Lie No. 12: White House Sex
“I have never had sexual relations with Monica Lewinsky. I’ve never had an affair with her.”
Bill Clinton, deposition in the Paula Jones case, January 17, 1998.
Lie No. 13: Iraq’s Chemical and Biological Weapons
“We’ve also discovered through intelligence that Iraq has a growing fleet of manned and unmanned aerial vehicles that could be used to disperse chemical or biological weapons across broad areas. We’re concerned that Iraq is exploring ways of using these UAVS for missions targeting the United States.”
George W. Bush, speech, October 7, 2002, in Cincinnati, Ohio.
Lie No. 14: Iraq’s Nuclear Weapons Program
“Iraq has attempted to purchase high-strength aluminum tubes and other equipment needed for gas centrifuges, which are used to enrich uranium for nuclear weapons.”
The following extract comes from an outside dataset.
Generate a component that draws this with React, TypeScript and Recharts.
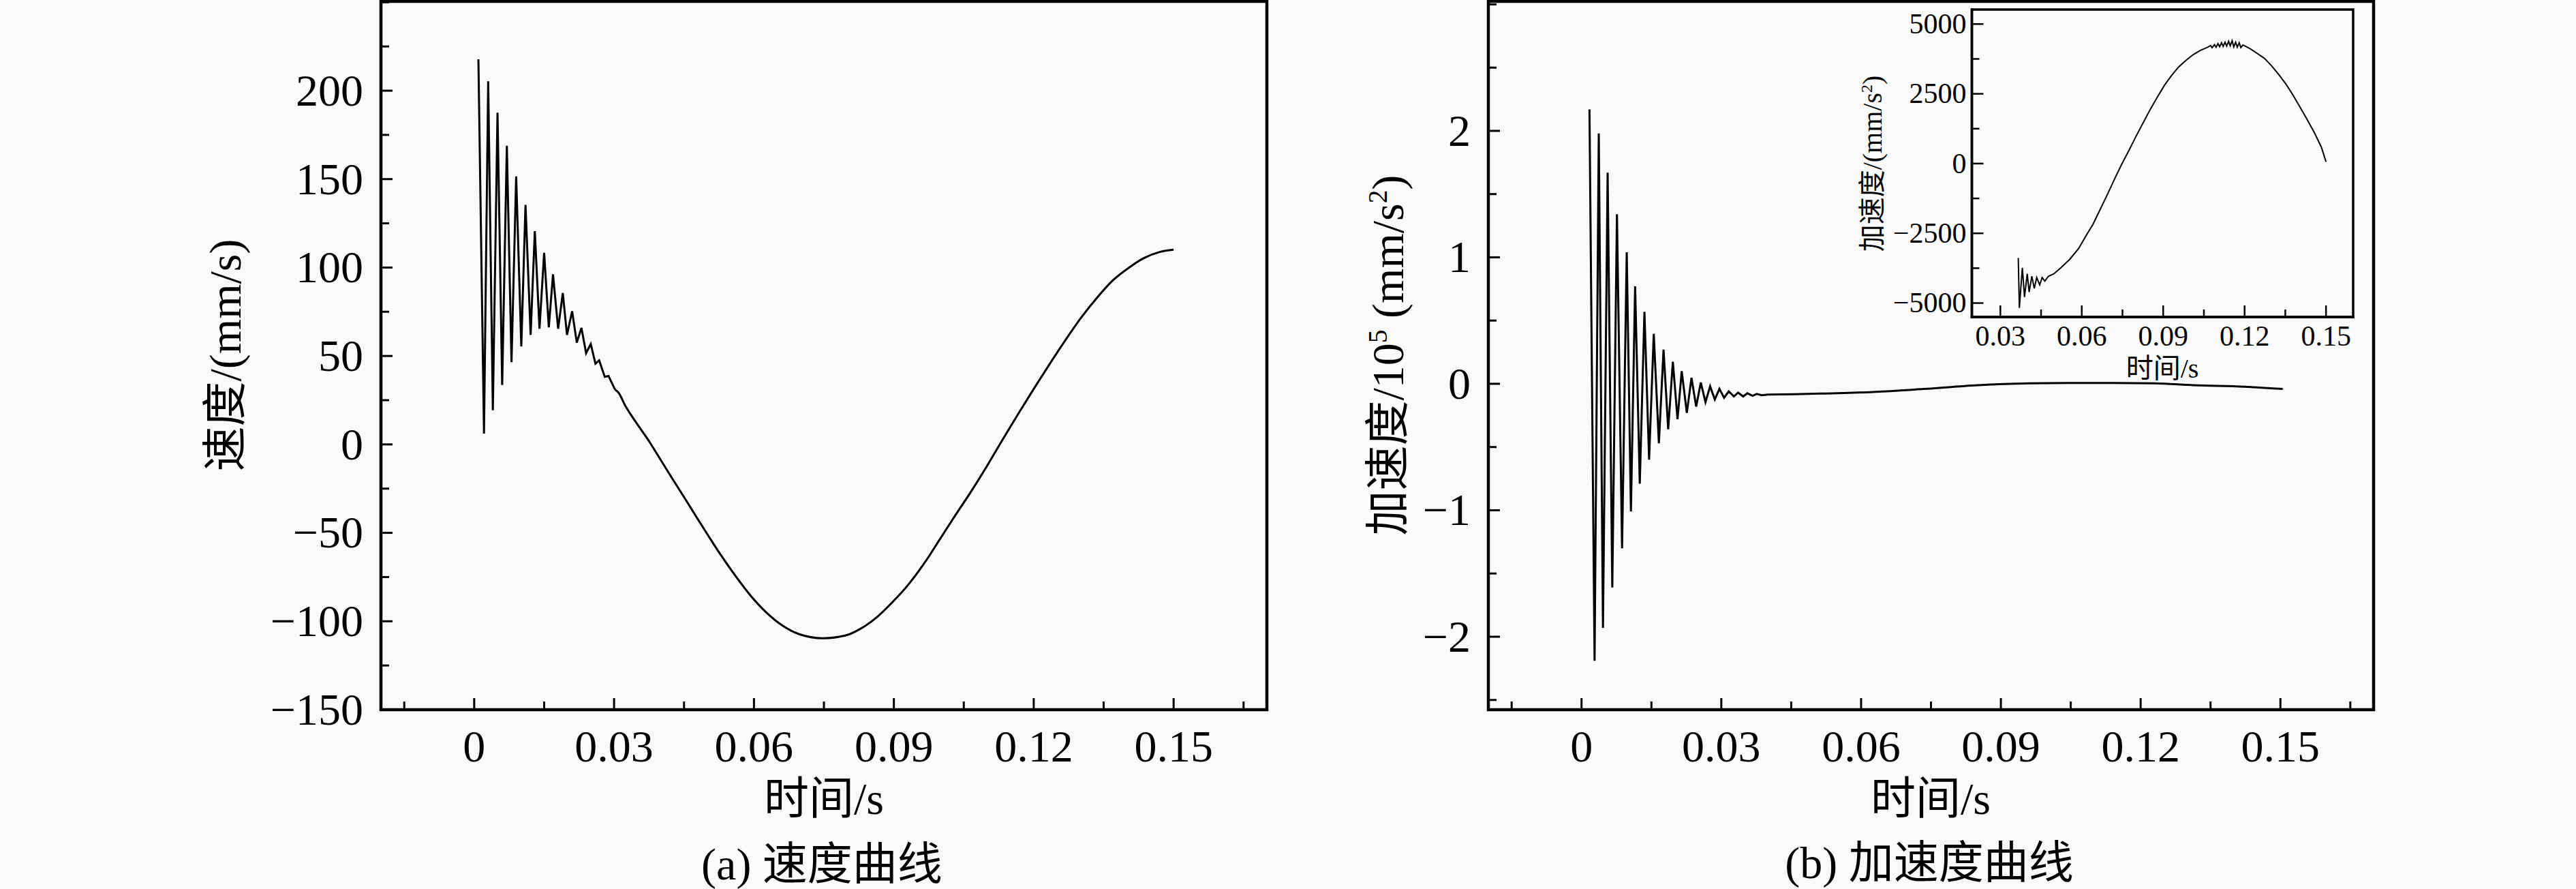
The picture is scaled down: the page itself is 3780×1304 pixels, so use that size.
import React from "react";
import { LineChart, Line, XAxis, YAxis, ReferenceArea } from "recharts";

const FONT = "'Liberation Serif', 'Times New Roman', 'Noto Sans CJK SC', serif";
const BG = "#fafafa";

// (a) velocity, mm/s — decaying vibration, then the smooth part
const velOscTime = [
  0.0009, 0.0021, 0.003, 0.004, 0.005, 0.006, 0.007, 0.008, 0.009, 0.0101,
  0.011, 0.0121, 0.013, 0.014, 0.015, 0.016, 0.0169, 0.018, 0.019, 0.0199,
  0.021, 0.022, 0.023, 0.024, 0.025, 0.026, 0.0268, 0.028, 0.0288, 0.0302,
];
const velOscValue = [
  217.7, 6.1, 205.3, 19.3, 187.6, 33.6, 168.9, 46.5, 151.5, 55.4,
  135.4, 61.9, 120.6, 65.4, 108.3, 66.2, 96.2, 65.4, 85.6, 61.9,
  75.3, 57.6, 65.9, 51.6, 56.8, 45.6, 47.5, 38.2, 38.7, 31.0,
];
const velTime = [
  0.0302, 0.0309, 0.0325, 0.0351, 0.0376, 0.0401, 0.0426, 0.0452, 0.0477, 0.0502,
  0.0527, 0.0561, 0.0595, 0.0628, 0.0662, 0.0696, 0.0748, 0.0797, 0.083, 0.0864,
  0.0898, 0.0931, 0.0965, 0.0999, 0.1032, 0.1066, 0.11, 0.1134, 0.1167, 0.1201,
  0.1234, 0.1268, 0.1302, 0.1336, 0.1369, 0.1403, 0.1436, 0.147, 0.15,
];
const velValue = [
  31.0, 29.4, 21.4, 11.0, 1.4, -9.2, -19.8, -30.6, -41.2, -51.6,
  -61.8, -74.6, -86.2, -95.4, -102.6, -107.2, -109.6, -108.0, -104.0, -97.6,
  -88.9, -79.3, -67.3, -53.5, -40.0, -26.5, -12.1, 3.0, 17.4, 31.8,
  45.4, 59.0, 71.8, 83.0, 92.6, 99.7, 105.3, 108.8, 110.1,
];

// (b) acceleration, 10^5 mm/s^2
const accOscTime = [
  0.0017, 0.0028, 0.0037, 0.0046, 0.0056, 0.0066, 0.0076, 0.0087, 0.0097, 0.0106,
  0.0115, 0.0125, 0.0135, 0.0145, 0.0155, 0.0166, 0.0176, 0.0186, 0.0196, 0.0206,
  0.0215, 0.0226, 0.0236, 0.0246, 0.0256, 0.0266, 0.0276, 0.0286, 0.0296, 0.0306,
  0.0316, 0.0327, 0.0336, 0.0347, 0.0356, 0.0367, 0.0376, 0.0387, 0.04,
];
const accOscValue = [
  2.17, -2.19, 1.98, -1.93, 1.67, -1.61, 1.34, -1.3, 1.04, -1.01,
  0.77, -0.79, 0.57, -0.6, 0.395, -0.47, 0.27, -0.36, 0.175, -0.28,
  0.1, -0.23, 0.047, -0.18, 0.01, -0.145, -0.02, -0.124, -0.04, -0.11,
  -0.06, -0.1, -0.07, -0.1, -0.075, -0.095, -0.08, -0.09, -0.085,
];
const accTime = [0.04, 0.0457, 0.0515, 0.0625, 0.0734, 0.0851, 0.0961, 0.1045, 0.114, 0.1229, 0.1314, 0.1423, 0.1505];
const accValue = [-0.085, -0.083, -0.077, -0.065, -0.041, -0.011, 0.004, 0.007, 0.007, 0.004, -0.011, -0.023, -0.041];

// inset, mm/s^2
const insetTime = [
  0.0366, 0.037, 0.0381, 0.0389, 0.0399, 0.0406, 0.0416, 0.0425, 0.0434, 0.0445,
  0.0454, 0.0464, 0.0477, 0.0497, 0.0523, 0.0556, 0.0589, 0.0615, 0.0642, 0.0668,
  0.0694, 0.0721, 0.0747, 0.0773, 0.08, 0.0826, 0.0852, 0.0878, 0.0905, 0.0931,
  0.0957, 0.0984, 0.101, 0.1036, 0.1062, 0.1075, 0.108, 0.1089, 0.1095, 0.1102,
  0.1108, 0.1115, 0.1121, 0.1128, 0.1134, 0.1141, 0.1147, 0.1154, 0.116, 0.1167,
  0.1173, 0.118, 0.1186, 0.1194, 0.122, 0.1247, 0.1273, 0.1299, 0.1325, 0.1352,
  0.1378, 0.1404, 0.143, 0.1457, 0.1483, 0.15,
];
const insetValue = [
  -3385, -5175, -3735, -4782, -3953, -4607, -4040, -4476, -4084, -4346,
  -4084, -4215, -4040, -3953, -3735, -3429, -3037, -2600, -2164, -1640,
  -1117, -550, -26, 454, 977, 1457, 1937, 2373, 2810, 3159,
  3464, 3700, 3900, 4049, 4162, 4230, 4150, 4260, 4170, 4300,
  4190, 4330, 4200, 4350, 4210, 4380, 4220, 4400, 4180, 4350,
  4170, 4330, 4160, 4250, 4119, 3944, 3770, 3508, 3202, 2853,
  2461, 2024, 1588, 1108, 585, 61,
];

// ticks (labelled ones are the long ticks)
const timeTicks = [-0.015, 0, 0.015, 0.03, 0.045, 0.06, 0.075, 0.09, 0.105, 0.12, 0.135, 0.15, 0.165];
const timeLabels = [0, 0.03, 0.06, 0.09, 0.12, 0.15];
const velTicks = [-150, -125, -100, -75, -50, -25, 0, 25, 50, 75, 100, 125, 150, 175, 200, 225, 250];
const velLabels = [-150, -100, -50, 0, 50, 100, 150, 200];
const accTicks = [-2.5, -2, -1.5, -1, -0.5, 0, 0.5, 1, 1.5, 2, 2.5, 3];
const accLabels = [-2, -1, 0, 1, 2];
const insetXTicks = [0.03, 0.045, 0.06, 0.075, 0.09, 0.105, 0.12, 0.135, 0.15];
const insetXLabels = [0.03, 0.06, 0.09, 0.12, 0.15];
const insetYTicks = [-5000, -3750, -2500, -1250, 0, 1250, 2500, 3750, 5000];
const insetYLabels = [-5000, -2500, 0, 2500, 5000];

const zip = (ts: number[], vs: number[]) => ts.map((t, i) => ({ t, v: vs[i] }));
const fmt = (v: number) => (v < 0 ? "\u2212" + String(-v) : String(v));
const has = (list: number[], v: number) => list.some((l) => Math.abs(l - v) < 1e-9);

type TickOpt = { major: number; minor: number; sw: number; fs: number; offset: number };

function xTick(labels: number[], o: TickOpt) {
  return (p: any) => {
    const v = p.payload.value;
    const major = has(labels, v);
    return (
      <g>
        <line x1={p.x} x2={p.x} y1={p.y} y2={p.y - (major ? o.major : o.minor)} stroke="#000" strokeWidth={o.sw} />
        {major && (
          <text x={p.x} y={p.y + o.offset} textAnchor="middle" fontFamily={FONT} fontSize={o.fs} fill="#000">
            {fmt(v)}
          </text>
        )}
      </g>
    );
  };
}

function yTick(labels: number[], o: TickOpt) {
  return (p: any) => {
    const v = p.payload.value;
    const major = has(labels, v);
    return (
      <g>
        <line x1={p.x} x2={p.x + (major ? o.major : o.minor)} y1={p.y} y2={p.y} stroke="#000" strokeWidth={o.sw} />
        {major && (
          <text x={p.x - o.offset} y={p.y + o.fs * 0.33} textAnchor="end" fontFamily={FONT} fontSize={o.fs} fill="#000">
            {fmt(v)}
          </text>
        )}
      </g>
    );
  };
}

function Text({ x, y, size, rotate, children }: any) {
  return (
    <div
      style={{
        position: "absolute",
        left: x,
        top: y,
        transform: `translate(-50%, -50%)${rotate ? " rotate(-90deg)" : ""}`,
        fontFamily: FONT,
        fontSize: size,
        lineHeight: 1.1,
        whiteSpace: "nowrap",
        color: "#000",
      }}
    >
      {children}
    </div>
  );
}

const sup = { fontSize: "0.6em", verticalAlign: "0.6em", lineHeight: 0 };

const mainTick: TickOpt = { major: 17, minor: 12, sw: 3, fs: 66, offset: 76 };
const mainYTick: TickOpt = { major: 17, minor: 12, sw: 3, fs: 66, offset: 26 };
const insetTickX: TickOpt = { major: 17, minor: 11, sw: 2.5, fs: 42, offset: 42 };
const insetTickY: TickOpt = { major: 17, minor: 11, sw: 2.5, fs: 42, offset: 8 };
const axisStyle = { stroke: "#000", strokeWidth: 4, strokeLinecap: "square" as const };

export default function App() {
  const velX = [-0.02, 0.17];
  const velY = [-150, 250.5];
  const accY = [-2.577, 3.024];
  const inX = [0.0195, 0.16];
  const inY = [-5500, 5520];
  return (
    <div style={{ position: "absolute", left: 0, top: 0, width: 3780, height: 1304, background: BG, overflow: "hidden" }}>
      {/* (a) velocity */}
      <div style={{ position: "absolute", left: 0, top: 0 }}>
        <LineChart width={1900} height={1150} margin={{ top: 2, right: 41, left: 359, bottom: 9 }}>
          <XAxis dataKey="t" type="number" domain={velX} allowDataOverflow ticks={timeTicks} interval={0} height={100}
            tickSize={0} tickMargin={0} tickLine={false} axisLine={axisStyle} tick={xTick(timeLabels, mainTick)} />
          <YAxis type="number" domain={velY} allowDataOverflow ticks={velTicks} interval={0} width={200}
            tickSize={0} tickMargin={0} tickLine={false} axisLine={axisStyle} tick={yTick(velLabels, mainYTick)} />
          <ReferenceArea x1={velX[0]} x2={velX[1]} y1={velY[0]} y2={velY[1]} fill="none" stroke="#000" strokeWidth={4.5} ifOverflow="visible" />
          <Line data={zip(velOscTime, velOscValue)} dataKey="v" type="linear" stroke="#000" strokeWidth={3} dot={false} activeDot={false} isAnimationActive={false} />
          <Line data={zip(velTime, velValue)} dataKey="v" type="monotone" stroke="#000" strokeWidth={3} dot={false} activeDot={false} isAnimationActive={false} />
        </LineChart>
      </div>

      {/* (b) acceleration */}
      <div style={{ position: "absolute", left: 1900, top: 0 }}>
        <LineChart width={1880} height={1150} margin={{ top: 2, right: 297, left: 84, bottom: 9 }}>
          <XAxis dataKey="t" type="number" domain={velX} allowDataOverflow ticks={timeTicks} interval={0} height={100}
            tickSize={0} tickMargin={0} tickLine={false} axisLine={axisStyle} tick={xTick(timeLabels, mainTick)} />
          <YAxis type="number" domain={accY} allowDataOverflow ticks={accTicks} interval={0} width={200}
            tickSize={0} tickMargin={0} tickLine={false} axisLine={axisStyle} tick={yTick(accLabels, mainYTick)} />
          <ReferenceArea x1={velX[0]} x2={velX[1]} y1={accY[0]} y2={accY[1]} fill="none" stroke="#000" strokeWidth={4.5} ifOverflow="visible" />
          <Line data={zip(accOscTime, accOscValue)} dataKey="v" type="linear" stroke="#000" strokeWidth={3} dot={false} activeDot={false} isAnimationActive={false} />
          <Line data={zip(accTime, accValue)} dataKey="v" type="monotone" stroke="#000" strokeWidth={3} dot={false} activeDot={false} isAnimationActive={false} />
        </LineChart>
      </div>

      {/* inset */}
      <div style={{ position: "absolute", left: 2700, top: 0 }}>
        <LineChart width={780} height={580} margin={{ top: 14, right: 27, left: 133.5, bottom: 65 }}>
          <XAxis dataKey="t" type="number" domain={inX} allowDataOverflow ticks={insetXTicks} interval={0} height={50}
            tickSize={0} tickMargin={0} tickLine={false} axisLine={{ ...axisStyle, strokeWidth: 3.5 }} tick={xTick(insetXLabels, insetTickX)} />
          <YAxis type="number" domain={inY} allowDataOverflow ticks={insetYTicks} interval={0} width={60}
            tickSize={0} tickMargin={0} tickLine={false} axisLine={{ ...axisStyle, strokeWidth: 3.5 }} tick={yTick(insetYLabels, insetTickY)} />
          <ReferenceArea x1={inX[0]} x2={inX[1]} y1={inY[0]} y2={inY[1]} fill="none" stroke="#000" strokeWidth={3.5} ifOverflow="visible" />
          <Line data={zip(insetTime, insetValue)} dataKey="v" type="linear" stroke="#000" strokeWidth={2} dot={false} activeDot={false} isAnimationActive={false} />
        </LineChart>
      </div>

      {/* titles */}
      <Text x={331} y={521} size={66} rotate>速度/(mm/s)</Text>
      <Text x={1209} y={1172} size={66}>时间/s</Text>
      <Text x={1206} y={1268} size={66}>(a) 速度曲线</Text>

      <Text x={2037} y={521} size={66} rotate>
        加速度/10<span style={sup}>5</span> (mm/s<span style={sup}>2</span>)
      </Text>
      <Text x={2833} y={1172} size={66}>时间/s</Text>
      <Text x={2831} y={1266} size={66}>(b) 加速度曲线</Text>

      <Text x={2748} y={240} size={40} rotate>
        加速度/(mm/s<span style={sup}>2</span>)
      </Text>
      <Text x={3173} y={541} size={40}>时间/s</Text>
    </div>
  );
}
George Bush, speech, October 7, 2002, in Cincinnati, Ohio.
Lie No. 15: Iraq’s Weapons of Mass Destruction
“Within a week, or a month, Saddam could give his WMD to al-Qa’ida.”
Donald Rumsfeld, statement in support of military action against Iraq, November 14, 2002.
It is instructive that war is the subject of nine of these lies. The state’s push for war brings out lies like nothing else. How else can you convince people that death and destruction are in their best interests?
The lesson here is simple: The next time the state makes a pronouncement about how we need to intervene in some foreign country or about how some kind of food is bad for you or about how the economy needs to be stimulated by some new federal program — take it with a grain of salt.
Two of the best books to counter the lies that masquerade as American history are The Politically Incorrect Guide to American History, by Thomas Woods, and How Capitalism Saved America: The Untold History of Our Country, from the Pilgrims to the Present, by Thomas DiLorenzo. Get them, read them, digest them. They are indispensable.